A comparação entre o governo atual e o do
presidente Lula é outra aparente esquisitice revelada pela pesquisa. Para 46%
dos entrevistados, o governo da presidente Dilma Rousseff é pior que o do
antecessor. Em junho, 25% dos consultados haviam expressado essa opinião. Essa
avaliação seria mantida, se as pessoas se dispusessem há pensar alguns minutos?

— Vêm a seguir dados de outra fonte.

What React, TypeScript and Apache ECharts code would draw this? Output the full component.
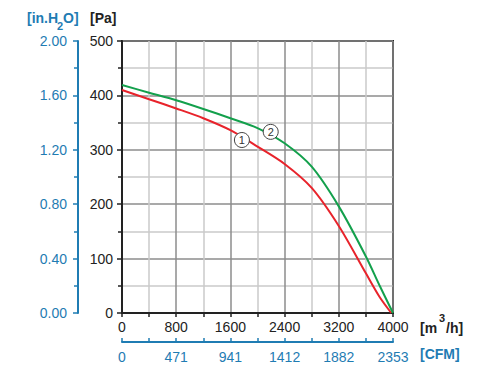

Afinal, o presidente Lula quase se limitou a
aproveitar, durante a maior parte de seus oito anos, da herança de reformas
deixada pela administração anterior e de um quadro internacional muito
favorável até o fim de 2008. Elevou o salário mínimo, transferiu renda com
recursos públicos e ampliou o mercado interno, sem nada ter feito para
fortalecer a capacidade produtiva do país.
Sua melhor realização foi também a mais fácil. Ele
jamais enfrentou para valer as tarefas mais complicadas. Além disso, rejeitou a
proposta do ministro Antônio Palocci de iniciar um programa sério de equilíbrio
das contas públicas. A presidente Dilma Rousseff apenas manteve o estilo de seu
antecessor. Ao insistir nesse caminho, acelerou a desorganização das contas
federais, alimentou a inflação e deixou a economia estagnar-se, porque as
fontes internas e externas de dinamismo estavam esgotadas. “Dilma não é mais do
que uma extensão da gente”, disse Lula a companheiros, na terça-feira, num
aparente impulso de veracidade. Não faz sentido, neste caso, avaliar a extensão
sem levar em conta sua fidelidade à origem.